In the United States, much of the conversation around faith is dominated by conservative voices, voices that often argue for policies that restrict the rights of people in our communities. Through Progressive Voices of Faith, Pacific School of Religion (PSR) seeks to amplify the faith-based perspectives of progressives on politically and culturally relevant issues.
In September we asked PSR alumnx, faculty, and students about reproductive rights in the wake of the Supreme Court’s reversal of Roe v. Wade.
In their responses, the PSR community was united in opposing the court’s decision. Rev. Joelle Henneman summed up the consensus by calling the decision a, “tragic restriction of bodily autonomy and human rights.”
Assistant Professor of Pastoral Care, Spirituality, and Political Theology, Leonard McMahon lamented the decision as, “yet another instance of the combatative, zero-sum game nature of our current politics.” And warned that it may be, “the first in a series of backsliding efforts to undo the social progress of the last half-century.”
Rev. Loey Powell, a PSR alumnx and one of the first out lesbians ordained in a mainline denomination laid some of the blame on progressives. “Did we look away after Roe and not notice the slow, ongoing organizing of the right? Did we assume all would be well now that SCOTUS decided this? Yes, we often did, and we often failed to sustain an intersectional approach to organizing around reproductive justice with communities across all identities whose own lives would be most impacted by a lack of full access to maternal health, abortion, and economic stability.”
However, Powell also sees hope in the aftermath adding, “I am encouraged by the voices of many who are now organizing and protesting the Dobbs decision and who are getting people to register to vote and be engaged.”
While many agreed that the decision has energized their progressive communities to political action, current MDiv student Chynaah Maryoung-Cooke, reminded us that while we work towards change people’s lives are being impacted right now, “In BIPOC communities [the decision] has been devastating.”
While views on when life begins were split among respondents with 25% saying ‘at conception,’ 37% choosing, ‘when the fetus can survive outside the womb,’ and an equal percentage saying, ‘at birth,’ 100% of respondents agreed that everyone has the right to make their own healthcare decisions, including abortion.
Alumnx Rev. Debra W. Halfner took issue with the question itself saying, “This question concerns me. We can hold differing positions about when a human life begins while still agreeing that the mother’s life has precedence.”
Elizabeth Preston, a current PSR student, suggested the wrong issues are being debated when we discuss reproductive justice. “I don’t think that the debate about when life begins is appropriate for the political arena. I would like to see every state within the USA do a better job taking care of foster children as well as increase addiction treatment and improve access to mental health care.”
Alumnx Rev.
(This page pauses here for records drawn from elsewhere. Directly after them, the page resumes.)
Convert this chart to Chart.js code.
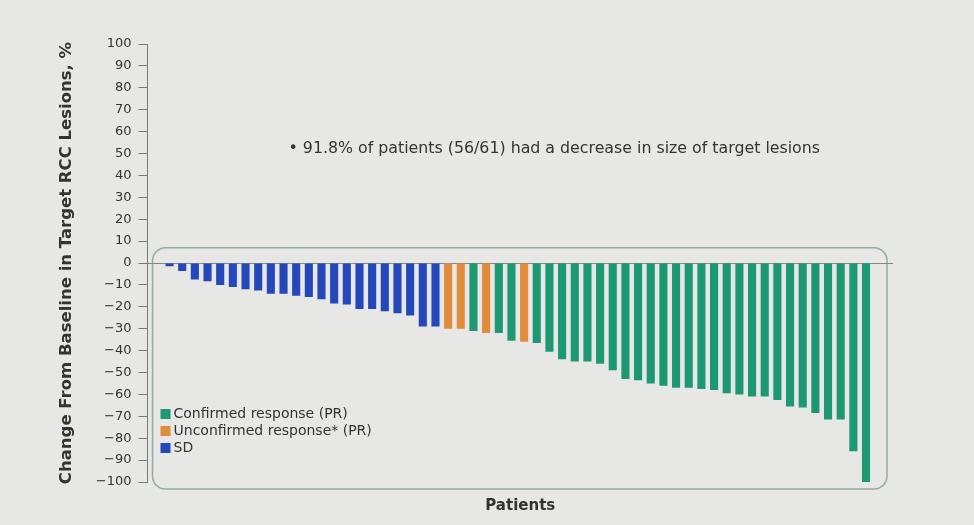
<!DOCTYPE html>
<html>
<head>
<meta charset="utf-8">
<script src="https://cdn.jsdelivr.net/npm/chart.js@4.4.1/dist/chart.umd.min.js"></script>
<style>
  html, body { margin: 0; padding: 0; background: #e7e7e5; }
  #wrap { width: 974px; height: 525px; }
</style>
</head>
<body>
<div id="wrap"><canvas id="waterfall" width="974" height="525"></canvas></div>
<script>
// best % change from baseline, one bar per patient (sorted)
const changeValues = [-1.5, -3.7, -7.5, -8.3, -10, -11, -12, -12.5, -14, -14,
    -15, -15.5, -16.5, -18.5, -19, -21, -21, -22, -23, -24,
    -29, -29, -30, -30, -31, -32, -32, -35.5, -36, -36.5,
    -40.5, -44, -45, -45, -46, -49, -53, -53.5, -55, -56,
    -57, -57, -57.5, -58, -59.5, -60, -61, -61, -62.5, -65.5,
    -66, -68.5, -71.5, -71.5, -86, -100];
// C = confirmed response (PR), U = unconfirmed response (PR), SD = stable disease
const responseTypes = ['SD', 'SD', 'SD', 'SD', 'SD', 'SD', 'SD', 'SD', 'SD', 'SD',
    'SD', 'SD', 'SD', 'SD', 'SD', 'SD', 'SD', 'SD', 'SD', 'SD',
    'SD', 'SD', 'U', 'U', 'C', 'U', 'C', 'C', 'U', 'C',
    'C', 'C', 'C', 'C', 'C', 'C', 'C', 'C', 'C', 'C',
    'C', 'C', 'C', 'C', 'C', 'C', 'C', 'C', 'C', 'C',
    'C', 'C', 'C', 'C', 'C', 'C'];
const legendLabels = ['Confirmed response (PR)', 'Unconfirmed response* (PR)', 'SD'];
const legendKeys = ['C', 'U', 'SD'];
const noteText = '• 91.8% of patients (56/61) had a decrease in size of target lesions';

const typeColors = { C: 'rgb(28, 152, 114)', U: 'rgb(224, 140, 58)', SD: 'rgb(36, 72, 186)' };
const textColor = '#333';
const fontFamily = '"DejaVu Sans", Verdana, sans-serif';

const framePlugin = {
    id: 'frame',
    beforeDatasetsDraw(chart){
        const {ctx, chartArea, scales} = chart;
        const left = chartArea.left + 5;
        const right = chartArea.right - 6;
        const top = scales.y.getPixelForValue(7);
        const bottom = chartArea.bottom + 7;
        ctx.save();
        ctx.strokeStyle = 'rgba(120, 150, 140, 0.75)';
        ctx.lineWidth = 1.5;
        ctx.beginPath();
        ctx.roundRect(left, top, right - left, bottom - top, 13);
        ctx.stroke();
        ctx.restore();
    },
    afterDatasetsDraw(chart){
        const {ctx, chartArea} = chart;
        ctx.save();
        ctx.font = '14px ' + fontFamily;
        ctx.textBaseline = 'middle';
        // legend rows in the lower left of the frame
        legendLabels.forEach((label, i) => {
            const y = chartArea.bottom - 68 + i * 17;
            ctx.fillStyle = typeColors[legendKeys[i]];
            ctx.fillRect(chartArea.left + 13, y - 5, 10, 10);
            ctx.fillStyle = textColor;
            ctx.fillText(label, chartArea.left + 26, y);
        });
        // note above the bars
        ctx.font = '15.8px ' + fontFamily;
        ctx.fillText(noteText, chartArea.left + 141, 149);
        ctx.restore();
    }
};

new Chart(document.getElementById('waterfall'), {
    type: 'bar',
    data: {
        datasets: [{
            data: changeValues.map((v, i) => ({ x: i + 1, y: v })),
            backgroundColor: responseTypes.map(t => typeColors[t]),
            categoryPercentage: 1,
            barPercentage: 0.64
        }]
    },
    options: {
        responsive: false,
        animation: false,
        layout: {
            padding: { left: 57, top: 44, right: 81, bottom: 10 }
        },
        scales: {
            x: {
                type: 'linear',
                offset: false,
                min: -0.74,
                max: 58.13,
                grid: { display: false },
                border: { display: false },
                ticks: { display: false },
                title: {
                    display: true,
                    text: 'Patients',
                    color: textColor,
                    font: { family: fontFamily, size: 15, weight: 'bold' },
                    padding: { top: 7, bottom: 0 }
                }
            },
            y: {
                min: -100,
                max: 100,
                ticks: {
                    stepSize: 10,
                    color: textColor,
                    padding: 7,
                    font: { family: fontFamily, size: 13 },
                    callback: v => v < 0 ? '\u2212' + Math.abs(v) : String(v)
                },
                grid: {
                    color: c => c.tick && c.tick.value === 0 ? 'rgba(110,110,110,0.8)' : 'rgba(0,0,0,0)',
                    tickColor: '#777',
                    tickLength: 9
                },
                border: { display: true, color: '#777' },
                title: {
                    display: true,
                    text: 'Change From Baseline in Target RCC Lesions, %',
                    color: textColor,
                    font: { family: fontFamily, size: 16.5, weight: 'bold' },
                    padding: { top: 0, bottom: 12 }
                }
            }
        },
        plugins: {
            legend: { display: false },
            tooltip: { enabled: false }
        }
    },
    plugins: [framePlugin]
});
</script>
</body>
</html>
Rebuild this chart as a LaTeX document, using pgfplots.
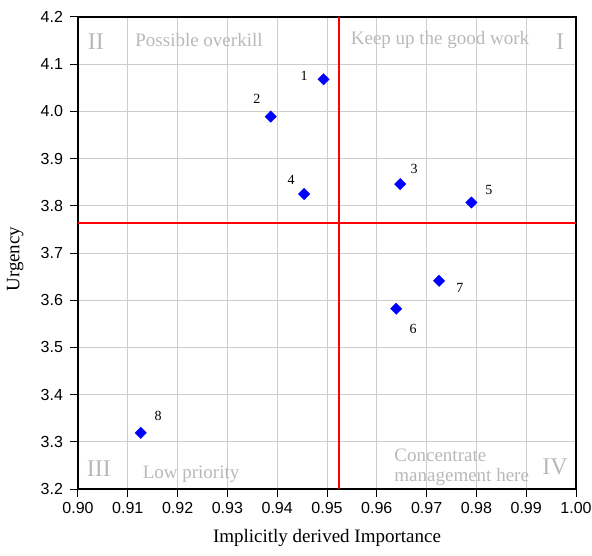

Christine Haider-Winnett, founder of Via Sophia Ministry, an inclusive Catholic Ministry, summed up the view of many by saying, “To think that you’d know better than someone else what they can handle, what they need, what they should do at such an intensely personal moment is among the absolute worse ways to play God.”
“No one is telling you to feel comfortable with abortion. What I am telling you is that your discomfort is your own personal business, and you need to keep it to yourself. Because other peoples’ healthcare is always THEIR personal business. And making sure everyone has the freedom to make their own medical decisions should be everyone’s business.”